** EXERCISE **
Repeat the lines of the data that follow, please, starting at the first and stopping after the one with "from matplotlib import font_manager".

** PROVIDED DATA **
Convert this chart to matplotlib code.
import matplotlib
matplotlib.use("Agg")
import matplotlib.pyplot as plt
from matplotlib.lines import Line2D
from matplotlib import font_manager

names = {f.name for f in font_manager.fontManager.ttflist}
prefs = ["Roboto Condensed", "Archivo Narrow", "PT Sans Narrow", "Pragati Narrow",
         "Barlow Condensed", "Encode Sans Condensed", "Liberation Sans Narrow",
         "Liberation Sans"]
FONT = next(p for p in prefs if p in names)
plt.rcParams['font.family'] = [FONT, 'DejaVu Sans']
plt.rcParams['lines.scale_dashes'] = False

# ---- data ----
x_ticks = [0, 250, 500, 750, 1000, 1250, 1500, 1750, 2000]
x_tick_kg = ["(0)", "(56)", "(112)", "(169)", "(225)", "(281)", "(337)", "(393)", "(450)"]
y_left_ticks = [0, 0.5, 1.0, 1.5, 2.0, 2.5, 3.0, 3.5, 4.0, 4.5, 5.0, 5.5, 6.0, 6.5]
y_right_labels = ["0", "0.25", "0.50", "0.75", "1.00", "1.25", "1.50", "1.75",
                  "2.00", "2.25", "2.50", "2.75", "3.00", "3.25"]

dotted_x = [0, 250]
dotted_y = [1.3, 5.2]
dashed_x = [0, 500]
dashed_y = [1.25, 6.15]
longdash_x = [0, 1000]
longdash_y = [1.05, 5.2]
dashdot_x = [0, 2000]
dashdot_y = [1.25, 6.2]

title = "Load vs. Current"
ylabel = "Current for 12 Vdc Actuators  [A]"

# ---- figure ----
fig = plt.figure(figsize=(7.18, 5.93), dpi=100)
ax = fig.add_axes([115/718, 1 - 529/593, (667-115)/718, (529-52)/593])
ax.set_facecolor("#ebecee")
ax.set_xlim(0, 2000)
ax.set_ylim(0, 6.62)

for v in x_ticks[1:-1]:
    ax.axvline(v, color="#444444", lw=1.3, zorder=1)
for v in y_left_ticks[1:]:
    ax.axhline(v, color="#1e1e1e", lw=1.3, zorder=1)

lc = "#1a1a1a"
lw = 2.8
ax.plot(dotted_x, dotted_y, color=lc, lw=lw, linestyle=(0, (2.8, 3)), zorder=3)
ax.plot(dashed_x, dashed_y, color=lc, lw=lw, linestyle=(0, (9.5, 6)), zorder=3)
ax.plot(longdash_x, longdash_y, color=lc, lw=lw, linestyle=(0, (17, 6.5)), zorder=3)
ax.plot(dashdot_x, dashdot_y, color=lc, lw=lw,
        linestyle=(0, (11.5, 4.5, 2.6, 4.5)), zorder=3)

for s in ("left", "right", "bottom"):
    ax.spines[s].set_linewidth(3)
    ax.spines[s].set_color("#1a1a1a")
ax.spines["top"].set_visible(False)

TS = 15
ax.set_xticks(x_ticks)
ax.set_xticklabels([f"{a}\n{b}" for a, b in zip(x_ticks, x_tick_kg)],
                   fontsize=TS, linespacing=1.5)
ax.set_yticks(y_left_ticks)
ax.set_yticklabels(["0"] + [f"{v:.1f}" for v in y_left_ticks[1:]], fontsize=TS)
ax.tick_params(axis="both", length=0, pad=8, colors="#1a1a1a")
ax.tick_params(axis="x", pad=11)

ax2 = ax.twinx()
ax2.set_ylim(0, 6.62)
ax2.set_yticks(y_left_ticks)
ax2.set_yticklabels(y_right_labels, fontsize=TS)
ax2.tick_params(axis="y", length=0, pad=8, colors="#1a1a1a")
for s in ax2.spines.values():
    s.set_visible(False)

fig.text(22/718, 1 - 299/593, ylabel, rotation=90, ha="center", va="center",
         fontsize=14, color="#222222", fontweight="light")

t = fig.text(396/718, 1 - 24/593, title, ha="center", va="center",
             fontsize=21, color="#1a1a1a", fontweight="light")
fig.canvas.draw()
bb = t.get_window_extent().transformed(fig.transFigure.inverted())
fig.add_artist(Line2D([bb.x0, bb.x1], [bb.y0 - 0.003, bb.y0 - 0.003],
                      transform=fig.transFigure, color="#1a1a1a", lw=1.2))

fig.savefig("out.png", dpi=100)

** FINAL ANSWER **
Convert this chart to matplotlib code.
import matplotlib
matplotlib.use("Agg")
import matplotlib.pyplot as plt
from matplotlib.lines import Line2D
from matplotlib import font_manager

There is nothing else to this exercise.